Written request>
The lines from the top of the material below through the line containing "var sdLargeAdd = [16.5, 25.3];" are to be printed exactly, with pictures omitted.

Information provided>
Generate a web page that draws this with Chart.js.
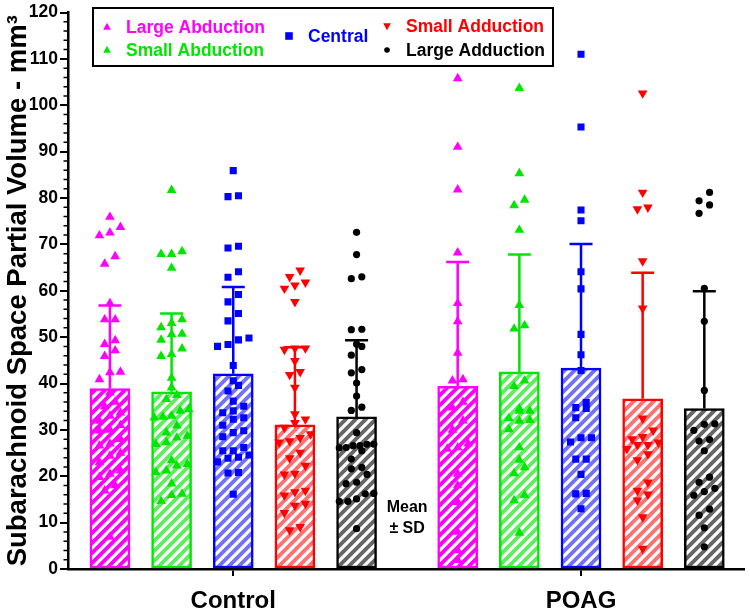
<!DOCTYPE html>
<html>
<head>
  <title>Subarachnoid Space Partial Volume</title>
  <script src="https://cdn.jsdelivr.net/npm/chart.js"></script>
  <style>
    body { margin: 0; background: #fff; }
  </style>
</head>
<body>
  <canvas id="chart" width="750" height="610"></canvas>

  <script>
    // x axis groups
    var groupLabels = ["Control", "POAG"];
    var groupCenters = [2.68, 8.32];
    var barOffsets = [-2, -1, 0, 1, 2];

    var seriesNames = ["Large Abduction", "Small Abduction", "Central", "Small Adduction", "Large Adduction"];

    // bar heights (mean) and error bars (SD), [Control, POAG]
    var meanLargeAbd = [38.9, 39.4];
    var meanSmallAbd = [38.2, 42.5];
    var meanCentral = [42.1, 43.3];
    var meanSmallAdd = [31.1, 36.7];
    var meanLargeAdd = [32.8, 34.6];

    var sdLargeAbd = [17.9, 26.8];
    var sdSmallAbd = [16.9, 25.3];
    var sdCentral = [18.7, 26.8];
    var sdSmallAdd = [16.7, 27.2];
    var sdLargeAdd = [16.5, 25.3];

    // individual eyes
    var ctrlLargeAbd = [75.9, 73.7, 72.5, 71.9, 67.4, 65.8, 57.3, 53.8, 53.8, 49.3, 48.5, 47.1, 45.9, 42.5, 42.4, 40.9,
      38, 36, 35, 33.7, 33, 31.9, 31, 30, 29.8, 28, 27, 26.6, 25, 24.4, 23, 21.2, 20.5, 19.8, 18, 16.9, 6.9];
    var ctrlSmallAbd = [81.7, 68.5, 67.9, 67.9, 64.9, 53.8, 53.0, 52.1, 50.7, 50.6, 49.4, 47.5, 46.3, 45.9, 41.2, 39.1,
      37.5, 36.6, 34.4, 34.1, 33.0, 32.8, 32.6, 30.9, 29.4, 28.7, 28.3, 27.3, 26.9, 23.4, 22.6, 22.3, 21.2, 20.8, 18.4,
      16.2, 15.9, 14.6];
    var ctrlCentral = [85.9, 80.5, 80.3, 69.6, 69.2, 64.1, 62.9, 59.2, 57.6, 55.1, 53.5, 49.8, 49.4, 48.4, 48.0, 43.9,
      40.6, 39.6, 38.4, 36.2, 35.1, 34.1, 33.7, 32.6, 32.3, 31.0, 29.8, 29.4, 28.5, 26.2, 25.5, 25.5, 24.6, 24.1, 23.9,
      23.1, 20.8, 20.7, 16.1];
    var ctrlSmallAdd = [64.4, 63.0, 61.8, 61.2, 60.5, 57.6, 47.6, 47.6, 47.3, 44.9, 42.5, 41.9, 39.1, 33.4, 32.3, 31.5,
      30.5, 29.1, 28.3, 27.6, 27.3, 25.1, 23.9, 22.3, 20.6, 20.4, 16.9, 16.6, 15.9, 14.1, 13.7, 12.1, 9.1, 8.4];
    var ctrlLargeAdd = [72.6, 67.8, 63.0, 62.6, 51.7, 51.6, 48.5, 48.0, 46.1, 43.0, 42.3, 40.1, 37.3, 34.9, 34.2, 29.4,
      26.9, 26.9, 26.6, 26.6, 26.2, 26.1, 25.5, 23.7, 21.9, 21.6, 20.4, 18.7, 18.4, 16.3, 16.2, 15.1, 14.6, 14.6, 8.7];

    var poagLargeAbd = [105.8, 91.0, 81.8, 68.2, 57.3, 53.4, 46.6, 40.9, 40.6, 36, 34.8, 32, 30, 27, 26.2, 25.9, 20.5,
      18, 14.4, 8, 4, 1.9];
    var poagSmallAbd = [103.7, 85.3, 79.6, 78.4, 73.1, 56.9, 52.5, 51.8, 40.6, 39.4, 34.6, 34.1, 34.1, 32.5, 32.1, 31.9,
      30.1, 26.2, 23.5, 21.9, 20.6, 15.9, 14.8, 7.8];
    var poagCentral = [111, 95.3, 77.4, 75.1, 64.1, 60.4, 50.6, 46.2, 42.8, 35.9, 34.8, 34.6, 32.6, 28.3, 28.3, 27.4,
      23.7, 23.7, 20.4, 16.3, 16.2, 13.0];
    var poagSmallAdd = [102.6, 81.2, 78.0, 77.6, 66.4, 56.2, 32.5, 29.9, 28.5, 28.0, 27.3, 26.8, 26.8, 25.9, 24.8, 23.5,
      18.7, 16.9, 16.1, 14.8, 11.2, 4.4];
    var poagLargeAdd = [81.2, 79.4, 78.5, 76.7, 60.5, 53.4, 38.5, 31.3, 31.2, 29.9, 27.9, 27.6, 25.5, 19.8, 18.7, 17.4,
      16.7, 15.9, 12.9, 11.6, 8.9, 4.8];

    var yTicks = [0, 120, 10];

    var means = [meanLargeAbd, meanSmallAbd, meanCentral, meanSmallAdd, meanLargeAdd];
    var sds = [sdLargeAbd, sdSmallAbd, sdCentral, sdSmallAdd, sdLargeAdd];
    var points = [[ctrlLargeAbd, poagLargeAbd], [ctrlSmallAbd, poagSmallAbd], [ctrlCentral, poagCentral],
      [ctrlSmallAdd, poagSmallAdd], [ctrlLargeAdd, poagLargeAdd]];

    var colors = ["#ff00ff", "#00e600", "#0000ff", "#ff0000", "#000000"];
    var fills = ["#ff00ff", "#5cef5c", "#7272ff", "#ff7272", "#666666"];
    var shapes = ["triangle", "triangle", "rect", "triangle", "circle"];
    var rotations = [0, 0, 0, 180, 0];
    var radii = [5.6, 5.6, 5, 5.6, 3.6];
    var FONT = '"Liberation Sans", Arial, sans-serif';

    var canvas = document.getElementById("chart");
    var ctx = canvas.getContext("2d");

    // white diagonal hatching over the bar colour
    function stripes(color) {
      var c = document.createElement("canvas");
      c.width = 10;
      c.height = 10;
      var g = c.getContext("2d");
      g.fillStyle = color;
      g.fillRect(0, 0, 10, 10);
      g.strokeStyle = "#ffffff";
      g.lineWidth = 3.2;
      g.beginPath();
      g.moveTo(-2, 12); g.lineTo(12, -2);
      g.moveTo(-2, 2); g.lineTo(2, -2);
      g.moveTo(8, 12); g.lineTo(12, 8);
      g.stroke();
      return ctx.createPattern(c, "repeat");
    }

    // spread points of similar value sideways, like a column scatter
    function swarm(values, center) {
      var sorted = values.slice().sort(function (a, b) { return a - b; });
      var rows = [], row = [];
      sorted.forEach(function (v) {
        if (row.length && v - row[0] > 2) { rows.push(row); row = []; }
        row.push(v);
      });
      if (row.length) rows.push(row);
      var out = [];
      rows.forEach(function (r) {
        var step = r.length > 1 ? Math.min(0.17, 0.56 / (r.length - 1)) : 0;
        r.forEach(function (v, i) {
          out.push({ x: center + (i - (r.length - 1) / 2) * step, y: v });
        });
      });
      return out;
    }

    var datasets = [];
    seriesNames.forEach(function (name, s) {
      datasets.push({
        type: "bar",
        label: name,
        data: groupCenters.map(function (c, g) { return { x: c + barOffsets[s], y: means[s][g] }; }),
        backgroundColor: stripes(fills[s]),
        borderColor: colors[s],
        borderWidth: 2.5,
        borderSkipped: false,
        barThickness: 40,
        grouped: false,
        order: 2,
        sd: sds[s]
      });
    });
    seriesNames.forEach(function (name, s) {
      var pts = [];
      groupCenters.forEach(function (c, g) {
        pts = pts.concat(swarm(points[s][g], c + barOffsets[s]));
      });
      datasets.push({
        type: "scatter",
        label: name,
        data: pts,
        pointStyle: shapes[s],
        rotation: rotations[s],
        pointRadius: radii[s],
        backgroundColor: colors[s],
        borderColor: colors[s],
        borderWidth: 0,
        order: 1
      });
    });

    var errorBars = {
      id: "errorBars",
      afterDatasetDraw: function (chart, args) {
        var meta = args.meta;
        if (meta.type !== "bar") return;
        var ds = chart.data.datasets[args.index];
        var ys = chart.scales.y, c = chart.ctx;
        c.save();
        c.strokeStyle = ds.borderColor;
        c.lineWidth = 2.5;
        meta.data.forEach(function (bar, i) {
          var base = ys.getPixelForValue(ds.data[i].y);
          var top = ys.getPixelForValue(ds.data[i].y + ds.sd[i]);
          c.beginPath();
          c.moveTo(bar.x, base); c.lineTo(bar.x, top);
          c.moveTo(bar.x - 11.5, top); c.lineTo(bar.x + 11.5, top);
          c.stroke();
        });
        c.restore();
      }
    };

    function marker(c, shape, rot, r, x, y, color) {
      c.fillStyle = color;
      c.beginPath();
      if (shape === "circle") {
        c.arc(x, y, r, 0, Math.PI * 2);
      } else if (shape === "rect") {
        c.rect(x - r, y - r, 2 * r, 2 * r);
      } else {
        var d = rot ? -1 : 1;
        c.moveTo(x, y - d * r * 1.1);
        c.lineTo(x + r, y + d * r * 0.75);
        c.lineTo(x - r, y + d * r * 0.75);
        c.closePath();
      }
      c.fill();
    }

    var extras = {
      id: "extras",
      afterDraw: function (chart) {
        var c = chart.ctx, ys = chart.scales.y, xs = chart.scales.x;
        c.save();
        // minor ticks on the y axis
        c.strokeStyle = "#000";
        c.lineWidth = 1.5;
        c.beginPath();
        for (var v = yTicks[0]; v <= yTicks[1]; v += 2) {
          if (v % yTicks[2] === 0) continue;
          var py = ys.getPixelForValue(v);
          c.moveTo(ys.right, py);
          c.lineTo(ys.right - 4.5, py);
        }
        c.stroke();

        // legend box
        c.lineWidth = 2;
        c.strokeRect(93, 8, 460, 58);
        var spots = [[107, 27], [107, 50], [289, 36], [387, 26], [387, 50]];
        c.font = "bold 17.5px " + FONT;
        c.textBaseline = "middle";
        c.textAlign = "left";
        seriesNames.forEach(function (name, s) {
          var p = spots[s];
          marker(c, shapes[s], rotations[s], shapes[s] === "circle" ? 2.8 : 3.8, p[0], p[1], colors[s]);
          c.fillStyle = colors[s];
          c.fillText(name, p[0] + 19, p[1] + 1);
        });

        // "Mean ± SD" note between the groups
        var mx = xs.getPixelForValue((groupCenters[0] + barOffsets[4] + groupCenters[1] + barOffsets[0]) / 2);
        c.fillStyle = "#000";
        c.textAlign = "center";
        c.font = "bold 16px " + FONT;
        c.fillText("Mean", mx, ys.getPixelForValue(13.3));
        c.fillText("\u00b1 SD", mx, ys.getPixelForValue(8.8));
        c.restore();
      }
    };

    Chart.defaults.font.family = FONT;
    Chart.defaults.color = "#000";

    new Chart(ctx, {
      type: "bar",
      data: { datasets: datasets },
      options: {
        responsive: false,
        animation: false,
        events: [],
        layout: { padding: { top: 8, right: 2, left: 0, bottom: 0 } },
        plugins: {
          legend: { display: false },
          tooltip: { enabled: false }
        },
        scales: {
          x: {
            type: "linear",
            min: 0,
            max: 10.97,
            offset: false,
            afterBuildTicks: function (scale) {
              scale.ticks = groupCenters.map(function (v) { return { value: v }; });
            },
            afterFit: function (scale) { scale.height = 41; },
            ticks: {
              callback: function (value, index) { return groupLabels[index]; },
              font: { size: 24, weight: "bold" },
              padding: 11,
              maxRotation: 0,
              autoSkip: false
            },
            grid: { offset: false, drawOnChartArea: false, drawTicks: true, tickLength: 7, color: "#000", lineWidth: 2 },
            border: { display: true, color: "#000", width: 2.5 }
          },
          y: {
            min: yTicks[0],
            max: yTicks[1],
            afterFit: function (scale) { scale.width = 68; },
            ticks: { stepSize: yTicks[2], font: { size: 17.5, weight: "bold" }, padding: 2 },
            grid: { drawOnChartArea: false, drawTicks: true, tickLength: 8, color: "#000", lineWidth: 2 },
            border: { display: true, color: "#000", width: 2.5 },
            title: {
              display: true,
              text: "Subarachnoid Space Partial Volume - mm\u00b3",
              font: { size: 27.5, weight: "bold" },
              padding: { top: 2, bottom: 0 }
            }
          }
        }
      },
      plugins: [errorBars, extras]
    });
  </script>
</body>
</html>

Correct answer>
Generate a web page that draws this with Chart.js.
<!DOCTYPE html>
<html>
<head>
  <title>Subarachnoid Space Partial Volume</title>
  <script src="https://cdn.jsdelivr.net/npm/chart.js"></script>
  <style>
    body { margin: 0; background: #fff; }
  </style>
</head>
<body>
  <canvas id="chart" width="750" height="610"></canvas>

  <script>
    // x axis groups
    var groupLabels = ["Control", "POAG"];
    var groupCenters = [2.68, 8.32];
    var barOffsets = [-2, -1, 0, 1, 2];

    var seriesNames = ["Large Abduction", "Small Abduction", "Central", "Small Adduction", "Large Adduction"];

    // bar heights (mean) and error bars (SD), [Control, POAG]
    var meanLargeAbd = [38.9, 39.4];
    var meanSmallAbd = [38.2, 42.5];
    var meanCentral = [42.1, 43.3];
    var meanSmallAdd = [31.1, 36.7];
    var meanLargeAdd = [32.8, 34.6];

    var sdLargeAbd = [17.9, 26.8];
    var sdSmallAbd = [16.9, 25.3];
    var sdCentral = [18.7, 26.8];
    var sdSmallAdd = [16.7, 27.2];
    var sdLargeAdd = [16.5, 25.3];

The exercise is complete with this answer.